No one posting the easiest solution using bijection, so i am writing the proof here. Let's name every one that counted in the f(n) partition of n. When n is even, then every partitions have an reverse partition (Reverse of an [4,1,2,2] is [2,2,1,4]), so let's consider two cases. Case1) If our partition is not equal to it's reverse, then just pair them with one another. (Like [1,2,2,4] paired with [4,2,2,1]). Case2) If our partition is equal to it's reverse.
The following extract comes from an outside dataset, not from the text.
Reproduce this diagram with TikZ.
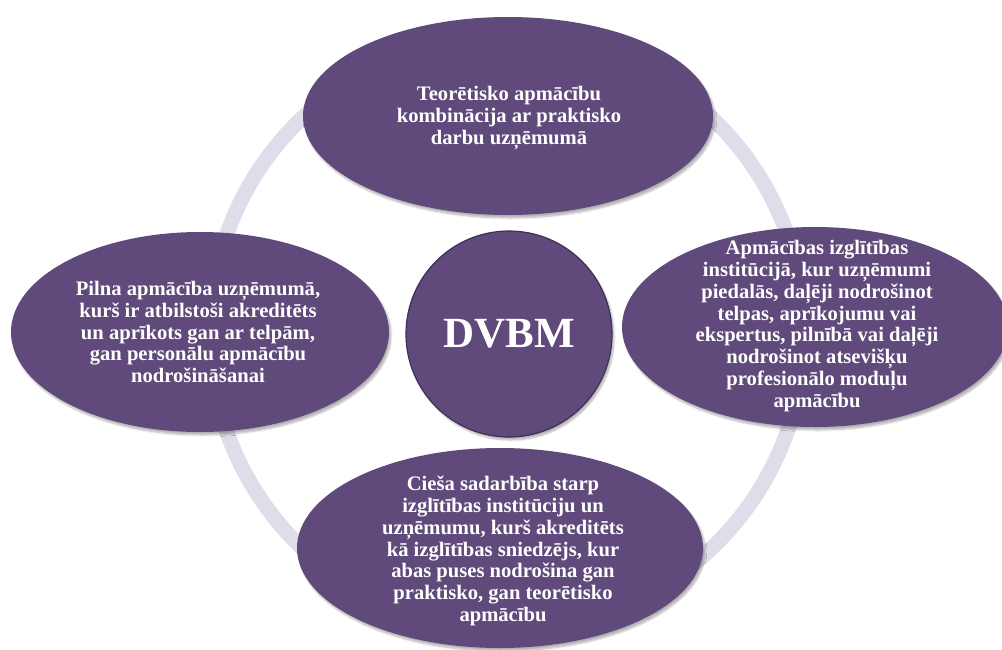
\documentclass[tikz,border=0pt]{standalone}
\usepackage{fontspec}
\setmainfont{Liberation Serif}
\usetikzlibrary{shapes.geometric,shadows.blur}
\definecolor{bubblefill}{HTML}{5F4A7B}
\definecolor{ringcol}{HTML}{E1DCEA}
\definecolor{edgecol}{HTML}{3E3054}
\tikzset{
  bubble/.style={ellipse, fill=bubblefill, draw=none, inner sep=0pt,
    blur shadow={shadow xshift=2pt, shadow yshift=-3pt, shadow blur steps=8, shadow opacity=30}},
  hub/.style={circle, fill=bubblefill, draw=edgecol, line width=1.2pt, inner sep=0pt,
    blur shadow={shadow xshift=2pt, shadow yshift=-3pt, shadow blur steps=8, shadow opacity=30}},
  txt/.style={text=white, align=center, font=\bfseries\fontsize{20.6}{21.9}\selectfont, inner sep=0pt},
  ringstyle/.style={draw=ringcol, line width=15pt}
}
\begin{document}
\begin{tikzpicture}[x=1pt,y=-1pt]
\useasboundingbox (0,0) rectangle (1002,649);
\clip (0,0) rectangle (1002,649);
% ring
\coordinate (c) at (507,333);
\draw[ringstyle] (c) circle[radius=297];
% bubbles
\node[bubble, minimum width=410, minimum height=198] (top) at (508,116) {};
\node[bubble, minimum width=386, minimum height=200] (right) at (815,327) {};
\node[bubble, minimum width=378, minimum height=200] (left) at (200,332) {};
\node[bubble, minimum width=406, minimum height=200] (bottom) at (500,548) {};
\node[hub, minimum size=206] (hub) at (509,334) {};
% texts
\node[txt] (toptext) at (509,118) {Teorētisko apmācību\\kombinācija ar praktisko\\darbu uzņēmumā};
\node[txt] (righttext) at (817,326) {Apmācības izglītības\\institūcijā, kur uzņēmumi\\piedalās, daļēji nodrošinot\\telpas, aprīkojumu vai\\ekspertus, pilnībā vai daļēji\\nodrošinot atsevišķu\\profesionālo moduļu\\apmācību};
\node[txt] (lefttext) at (198,332) {Pilna apmācība uzņēmumā,\\kurš ir atbilstoši akreditēts\\un aprīkots gan ar telpām,\\gan personālu apmācību\\nodrošināšanai};
\node[txt] (bottomtext) at (503,551) {Cieša sadarbība starp\\izglītības institūciju un\\uzņēmumu, kurš akreditēts\\kā izglītības sniedzējs, kur\\abas puses nodrošina gan\\praktisko, gan teorētisko\\apmācību};
\node[txt, font=\bfseries\fontsize{43}{48}\selectfont] (hubtext) at (hub) {DVBM};
\end{tikzpicture}
\end{document}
Then it consists odd number of power of 2's or even number of power of 2's. Let's consider such partitions consisting of even number of power of 2's, then there is two median numbers one equals another. (Like [1,2,4,4,2,1]). Then we can just add them up and will gain another odd length partition.(Like [1,2,4,4,2,1] to [1,2,8,2,1]). Similarly we can show the other side which forming one to one pairing between all the partitions of even n. So when n is even f(n) is even. When is odd: Case1) If our partition is not equal to it's reverse, then just pair them to one another.(Which means we are no longer cares about these partitions) Case2) If our partition is equal to it's reverse, then it consist of odd number of power of 2's.(if it contains even number elements then let S be the sum of first half of the numbers, then since it's equal to it's reversion then sum of second half of this partition is also S, so n=2*S which is clearly a contradiction). If we consider the median of these numbers then this number should be an odd number(otherwise n must be even and contradiction). So this number must be 1. Which means when n=2k+1 then f(2k+1) and f(k) has same parity. From here we can easily prove that f(n)=1(mod2) iff n=2^m-1 for some m.